The largest tertiary education provider in Taranaki has announced it will not be offering a new suite of art and design courses this year, a decision that has left prospective students fuming.
The students say they were not given enough notice of the decision, making it difficult for them to make alternative arrangements.
In December, the Western Institute of Technology at Taranaki (WITT) announced it would finish teaching the level six Diploma in Creative Technology this year, but not take new enrolments in the programme.
Instead, it would offer the New Zealand Diploma in Art and Design and the New Zealand Diploma in Digital Media and Design.
But now the institute said demand for the new qualifications was so low they would not be offered in 2018.
The timing of the news could not have been more unfortunate for Jess Clough, 18, who was enrolled in the level 5 Diploma in Digital Media and Design.
"On the 24th of January this year I got a call saying that it's been cancelled and I was eligible for other level 5 courses or I could go to UCOL and see it there was a similar course.
"That was my birthday so it wasn't the greatest news to hear."
Ms Clough said she did not get notice soon enough.
Her mum, Rachel Prouse, said her daughter's disappointment was palpable.
"It was just tough watching her so disappointed when she got that phone call.
"She is a planner - so she'd planned out what she was going to do, where it was going to take her, what she thought she was going to do for the year down to the last dot on the I's and crossing her T's.
"And then it just shattered her and it's like what do we do?"
Ms Clough had given study away and was now working full-time at McDonald's.
And she is not the only one who's had to make new plans.

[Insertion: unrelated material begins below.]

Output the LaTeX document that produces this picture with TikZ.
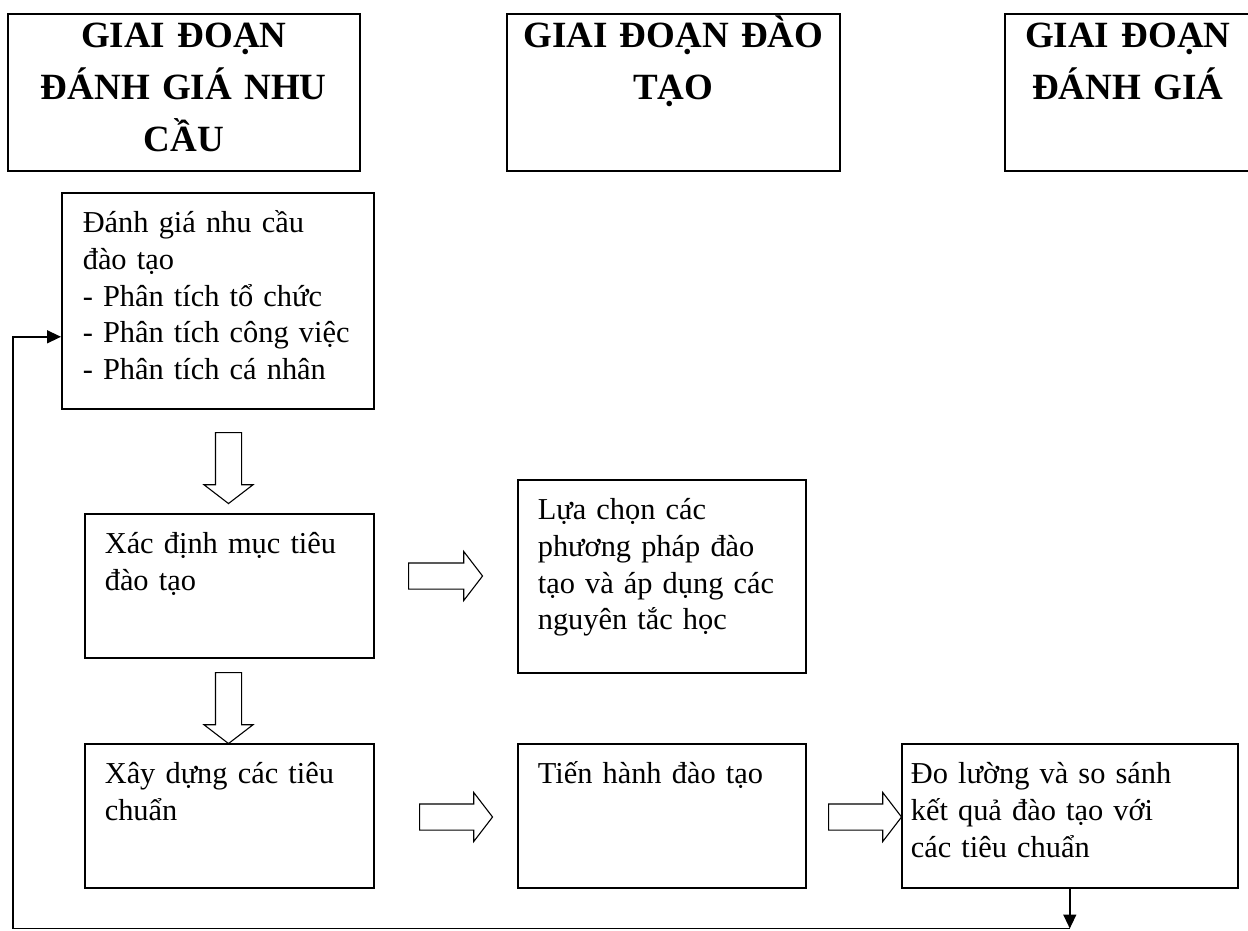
\documentclass[tikz,border=0pt]{standalone}
\usepackage{fontspec}
\setmainfont{Liberation Serif}
\usetikzlibrary{arrows.meta,shapes.arrows}
\newcommand{\bodyfont}{\fontsize{30.4}{36.7}\selectfont}
\newcommand{\headfont}{\fontsize{37}{52}\selectfont\bfseries}

\begin{document}
\begin{tikzpicture}[x=1pt,y=-1pt,>={Triangle[length=14pt,width=13pt]},
  stage/.style={draw,line width=1.6pt,anchor=north west,inner xsep=5pt,inner ysep=0pt,
    text height=34pt,text depth=123pt,align=center,font=\headfont},
  box/.style={draw,line width=1.6pt,anchor=north west,inner xsep=20pt,inner ysep=0pt,
    text height=40pt,align=left,font=\bodyfont},
  hollow/.style={single arrow,draw,line width=1.1pt,inner xsep=0pt,inner ysep=12.5pt,
    minimum width=0pt,single arrow head extend=11.5pt,single arrow tip angle=105,anchor=tail},
  fbline/.style={line width=1.4pt}]
  \useasboundingbox (0,0) rectangle (1248,930);

  \node[stage,text width=342pt] (g1) at (7,13) {GIAI ĐOẠN\\ĐÁNH GIÁ NHU\\CẦU};
  \node[stage,text width=323pt] (g2) at (506,13) {GIAI ĐOẠN ĐÀO\\TẠO};
  \node[stage,text width=236pt] (g3) at (1004,13) {GIAI ĐOẠN\\ĐÁNH GIÁ};

  \node[box,inner xsep=21pt,text width=270pt,text depth=176pt] (A) at (61,192)
    {Đánh giá nhu cầu\\đào tạo\\- Phân tích tổ chức\\- Phân tích công việc\\- Phân tích cá nhân};
  \node[box,text width=249pt,text depth=104pt] (B) at (84,513) {Xác định mục tiêu\\đào tạo};
  \node[box,text width=248pt,text depth=153pt] (C) at (517,479)
    {Lựa chọn các\\phương pháp đào\\tạo và áp dụng các\\nguyên tắc học};
  \node[box,text width=249pt,text depth=104pt] (D) at (84,743) {Xây dựng các tiêu\\chuẩn};
  \node[box,text width=248pt,text depth=104pt] (E) at (517,743) {Tiến hành đào tạo};
  \node[box,inner xsep=9pt,text width=318pt,text depth=104pt] (F) at (901,743)
    {Đo lường và so sánh\\kết quả đào tạo với\\các tiêu chuẩn};

  \node[hollow,rotate=-90,minimum height=71pt] (ab) at (228.5,432) {};
  \node[hollow,minimum height=74pt] (bc) at (408,576) {};
  \node[hollow,rotate=-90,minimum height=71pt] (bd) at (228.5,672) {};
  \node[hollow,minimum height=73pt] (de) at (419,817) {};
  \node[hollow,minimum height=73pt] (ef) at (828,817) {};

  \coordinate (lp) at (13,928.5);
  \coordinate (fb) at (F.south |- lp);
  \draw[fbline,->] (F.south) -- (fb);
  \draw[fbline,->] (fb) -- (lp) |- ([yshift=-36pt]A.west);
\end{tikzpicture}
\end{document}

Maryna Rossouw was fully paid up for study in 2018 and had heard nothing from WITT ahead of the call on 24 January.
She felt she had been left hanging.
"I mean all the students from New Plymouth who enrolled where do we go from here?
"Apparently we can contact Massey or one of the institutions in Palmerston North, but yeah I'm not sure what to do now. I don't know where to continue."
WITT chief executive Barbara George said enrolments for the two courses were in single figures and were not viable.
Ms George said the institute did all it could to offer the courses and she felt for the affected students.
"We've been working on this as an institute for some time but couldn't go public on the final decision until the final decision was made and the date for that was the 19th of January."
Ms George said accepted that students might have found getting notified on 24 January too late in the process.
"It's unfortunate but it happens."
The affected courses could run in 2019. If they did not, it would be the first time in almost 30 years the polytech would not have an arts programme.
That was something the acting director of the Len Lye Centre and Govett Brewster Art Gallery, Colleen Mullin, could not fathom.
"I'm shocked with the short-sightedness of it. The creative industries are big and getting bigger and they need workers."
Ms Mullin said a large part of the gallery's workforce were WITT graduates.
Meanwhile, the polytech said students affected by the changes - which had cost two tutors their jobs - should get in touch so it could help with alternative arrangements.
It also pointed out web design and computer-aided design were taught in its mechanical engineering and information technology programmes.
WITT posted a $2.4 million deficit for 2017 on the back of a 22 percent fall in enrolments due to high employment in Taranaki and a drop in international students.